**Task to complete:**
Extract all lines that hold the string "chart".

**Input:**
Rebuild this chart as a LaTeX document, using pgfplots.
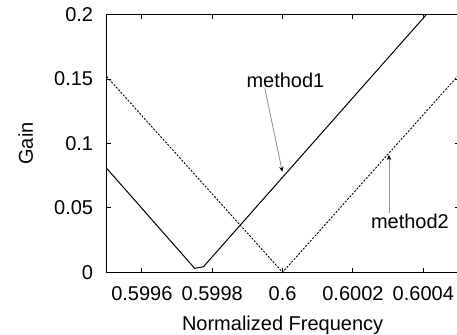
\documentclass[border=0pt]{standalone}
\usepackage{fontspec}
\setmainfont{Liberation Sans}
\usepackage{pgfplots}
\pgfplotsset{compat=1.18}
\usetikzlibrary{arrows.meta}
\definecolor{arrgray}{RGB}{140,140,140}
\begin{document}
\fontsize{20bp}{24bp}\selectfont
\begin{tikzpicture}
\useasboundingbox (0,0) rectangle (457bp,335bp);
\clip (0,0) rectangle (457bp,335bp);
\begin{axis}[
  at={(106.7bp,62.7bp)}, anchor=south west,
  scale only axis, width=351.8bp, height=257.6bp,
  xmin=0.5995, xmax=0.6005, ymin=0, ymax=0.2,
  scaled x ticks=false, scaled y ticks=false,
  /pgf/number format/assume math mode=true,
  xtick={0.5996,0.5998,0.6,0.6002,0.6004},
  xticklabels={0.5996,0.5998,0.6,0.6002,0.6004},
  ytick={0,0.05,0.1,0.15,0.2},
  yticklabels={0,0.05,0.1,0.15,0.2},
  tick align=inside, major tick length=4bp,
  minor tick num=0,
  axis line style={line width=1.1bp, black},
  every tick/.style={black, line width=1bp},
  xticklabel style={anchor=north, inner sep=0pt, yshift=-14.2bp},
  yticklabel style={anchor=east, inner sep=0pt, xshift=-13.4bp},
  xlabel={Normalized Frequency},
  ylabel={Gain},
  xlabel style={at={(axis description cs:0.5,-0.2267)}, anchor=base, inner sep=0pt},
  ylabel style={at={(axis description cs:-0.2095,0.5)}, anchor=base, inner sep=0pt},
]
\addplot[black, line width=1bp] coordinates {
  (0.5995,0.0807) (0.59975,0.0031) (0.599775,0.0043) (0.6005,0.2283)
};
\addplot[black, line width=0.9bp, dash pattern=on 2bp off 1.5bp] coordinates {
  (0.5995,0.152) (0.6,0) (0.6005,0.153)
};
\draw[arrgray, line width=0.8bp, -{Stealth[length=5bp,width=4.5bp,black]}]
  (axis cs:0.5999495,0.1428) -- (axis cs:0.5999991,0.0781);
\draw[arrgray, line width=0.8bp, -{Stealth[length=5bp,width=4.5bp,black]}]
  (axis cs:0.6003024,0.0458) -- (axis cs:0.6003024,0.0911);
\node[anchor=base, inner sep=0pt] at (axis cs:0.600008,0.1436) {method1};
\node[anchor=base, inner sep=0pt] at (axis cs:0.600362,0.0342) {method2};
\end{axis}
\end{tikzpicture}
\end{document}
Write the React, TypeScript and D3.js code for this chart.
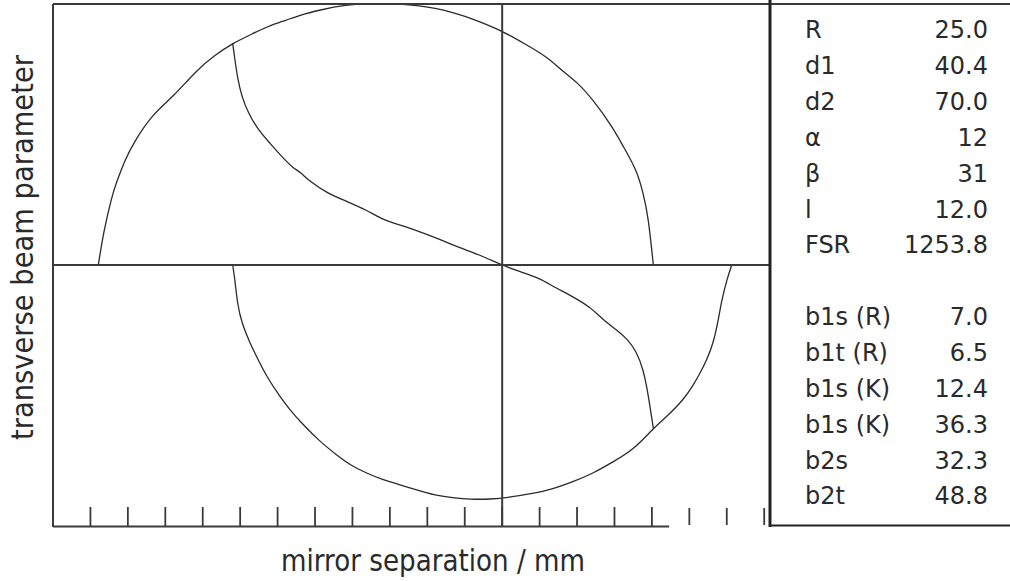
import React from "react";
import * as d3 from "d3";

// Mirror separation (mm) / transverse beam parameter curves
const upperArc: [number, number][] = [
  [6.05, 0], [6.72, 6.07], [7.84, 13.08], [8.51, 15.96], [9.62, 20.11], [10.73, 23.31],
  [13.18, 28.74], [16.07, 32.24], [19.2, 37.36], [21.64, 40.23], [24.0, 42.47],
  [26.32, 44.06], [28.55, 45.65], [31.22, 46.93], [32.99, 47.89], [35.67, 48.85],
  [38.78, 49.81], [43.68, 50.29], [48.58, 49.81], [53.47, 48.52], [57.04, 46.61],
  [59.94, 44.89], [63.28, 42.15], [65.95, 39.9], [68.17, 37.03], [69.96, 35.11],
  [72.18, 31.61], [74.85, 26.19], [76.18, 22.66], [77.97, 18.2], [78.85, 13.74],
  [79.52, 9.25], [80.19, 0],
];

const sCurve: [number, number][] = [
  [24.0, 42.47], [24.31, 39.27], [24.62, 36.07], [25.21, 32.24], [26.09, 29.06],
  [27.42, 25.86], [28.99, 23.31], [30.55, 20.75], [32.1, 18.52], [32.99, 17.87],
  [34.33, 15.96], [36.56, 13.85], [38.78, 12.45], [41.9, 10.54], [44.12, 8.62],
  [46.35, 7.66], [48.13, 6.84], [50.8, 5.42], [53.93, 3.51], [57.04, 1.92],
  [59.94, 0], [62.38, -1.28], [65.05, -2.55], [66.83, -4.16], [69.06, -5.75],
  [71.73, -7.99], [73.51, -10.54], [75.3, -12.45], [76.64, -14.04], [77.97, -16.61],
  [78.85, -20.11], [79.31, -23.31], [79.75, -27.15], [80.19, -31.28],
];

const lowerArc: [number, number][] = [
  [24.0, 0], [24.31, -2.87], [24.62, -7.34], [25.21, -11.17], [26.32, -15.0],
  [27.42, -18.2], [28.55, -21.4], [30.32, -25.23], [31.66, -27.78], [33.44, -30.65],
  [35.67, -33.85], [37.9, -36.4], [39.67, -38.31], [41.9, -39.9], [44.12, -41.19],
  [46.35, -42.09], [48.58, -43.1], [50.8, -44.06], [53.47, -44.58], [55.7, -44.89],
  [58.38, -44.89], [61.05, -44.5], [64.16, -43.74], [66.39, -43.1], [69.5, -41.51],
  [72.18, -39.9], [74.85, -37.68], [77.52, -35.44], [80.19, -31.28], [81.98, -29.06],
  [84.2, -25.86], [85.53, -22.99], [86.43, -20.75], [87.32, -18.2], [88.2, -15.0],
  [88.87, -10.54], [89.33, -6.7], [90.0, -2.87], [90.66, 0],
];

const tickValues = [5, 10, 15, 20, 25, 30, 35, 40, 45, 50, 55, 60, 65, 70, 75, 80, 85, 90, 95];
const axisLineEnd = 82.3;
const centerX = 60;

const paramLabels = ["R", "d1", "d2", "α", "β", "l", "FSR"];
const paramValues = ["25.0", "40.4", "70.0", "12", "31", "12.0", "1253.8"];
const beamLabels = ["b1s (R)", "b1t (R)", "b1s (K)", "b1s (K)", "b2s", "b2t"];
const beamValues = ["7.0", "6.5", "12.4", "36.3", "32.3", "48.8"];

const W = 1010;
const H = 581;
const left = 53;
const top = 4;
const right = 770;
const bottom = 526;

export default function App() {
  const x = d3.scaleLinear().domain([0, 95]).range([left, 764.2]);
  const y = d3.scaleLinear().domain([-50, 50]).range([bottom, top]);
  const line = d3
    .line<[number, number]>()
    .x((d) => x(d[0]))
    .y((d) => y(d[1]))
    .curve(d3.curveBasis);

  const ink = "#2a2a2a";
  const frame = "#3a3a3a";
  const font = "'DejaVu Sans', sans-serif";
  const rowY = (i: number) => 38.3 + i * 35.85;

  const rows = [
    ...paramLabels.map((l, i) => ({ label: l, value: paramValues[i], row: i })),
    ...beamLabels.map((l, i) => ({ label: l, value: beamValues[i], row: i + 8 })),
  ];

  return (
    <svg
      width={W}
      height={H}
      style={{ position: "absolute", left: 0, top: 0, background: "#fff" }}
    >
      <defs>
        <clipPath id="plot-area">
          <rect x={left} y={top} width={right - left} height={bottom - top} />
        </clipPath>
      </defs>

      {/* curves */}
      <g clipPath="url(#plot-area)" fill="none" stroke={ink} strokeWidth={1.3}>
        <path d={line(upperArc) || ""} />
        <path d={line(sCurve) || ""} />
        <path d={line(lowerArc) || ""} />
      </g>

      {/* frame and cross-hair */}
      <g stroke={frame} strokeWidth={2} fill="none">
        <line x1={left} y1={top} x2={W} y2={top} />
        <line x1={left} y1={top} x2={left} y2={bottom + 1} />
        <line x1={left} y1={y(0)} x2={right} y2={y(0)} />
        <line x1={x(centerX)} y1={top} x2={x(centerX)} y2={bottom + 1} />
        <line x1={left} y1={bottom + 0.5} x2={x(axisLineEnd)} y2={bottom + 0.5} />
      </g>

      {/* ticks */}
      <g stroke={frame} strokeWidth={1.8}>
        {tickValues.map((t) => (
          <line
            key={t}
            x1={x(t)}
            x2={x(t)}
            y1={bottom}
            y2={t > axisLineEnd ? bottom - 17 : bottom - 19}
            transform={t > axisLineEnd ? "translate(0,-1)" : undefined}
          />
        ))}
      </g>

      {/* parameter panel border */}
      <g stroke="#222" fill="none">
        <line x1={right} y1={0} x2={right} y2={bottom + 1} strokeWidth={3} />
        <line x1={right} y1={bottom - 0.5} x2={W} y2={bottom - 0.5} strokeWidth={2} />
      </g>

      {/* parameter table */}
      <g fontFamily={font} fontSize={24} fill={ink}>
        {rows.map((r) => (
          <g key={r.row}>
            <text x={805} y={rowY(r.row)}>
              {r.label}
            </text>
            <text x={988} y={rowY(r.row)} textAnchor="end">
              {r.value}
            </text>
          </g>
        ))}
      </g>

      {/* axis titles */}
      <text
        x={433}
        y={571}
        textAnchor="middle"
        fontFamily={font}
        fontSize={30}
        fill={ink}
        textLength={304}
        lengthAdjust="spacingAndGlyphs"
      >
        mirror separation / mm
      </text>
      <text
        transform="translate(33,247.5) rotate(-90)"
        textAnchor="middle"
        fontFamily={font}
        fontSize={30}
        fill={ink}
        textLength={385}
        lengthAdjust="spacingAndGlyphs"
      >
        transverse beam parameter
      </text>
    </svg>
  );
}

**Answer to the problem:**
Rebuild this chart as a LaTeX document, using pgfplots.
Write the React, TypeScript and D3.js code for this chart.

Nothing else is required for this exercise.